Dozens of the city’s schools have been modernized over the past decade-plus

The entrance to a modern school building with a person in shadow walking outside.
Dunbar High School in Truxton Circle
The Washington Post via Getty Im

Like its public libraries, many of the District’s schools are architectural gems, designed by respected firms. An exhibit debuting next week at the District Architecture Center in Penn Quarter promises to highlight 19 such buildings, including public schools, charter schools, and private schools that have received major makeovers in recent years. The exhibit opens November 12 and runs through January 9, 2020, per the local arm of the American Institute of Architects (AIA), which operates the center. Admission will be free and open to the public.

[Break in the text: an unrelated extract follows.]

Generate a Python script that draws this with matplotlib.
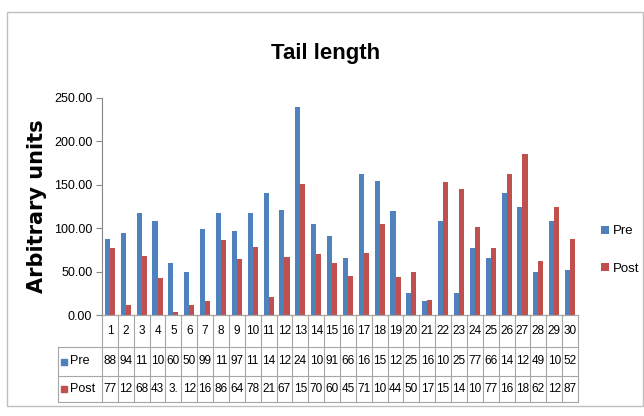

“The design of these new and renovated schools has moved the architecture of learning spaces well beyond the basics of traditional school design,” notes AIA D.C. An opening reception for the exhibit, titled “Schools of Thought,” is scheduled for November 20 from 6:30 p.m. to 8 p.m. It will examine the benefits of good design for learning, and the city’s school modernization push, which originated in a lawsuit over the schools’ old conditions.

“During the period from 1990 to 2007, a group of loosely-organized but highly-committed individuals and groups came together to fight for the District’s schools and build the foundation for what became the [D.C. Public Schools] Modernization Program,” says AIA D.C. That billion-dollar program, which remains ongoing, address over 100 public schools.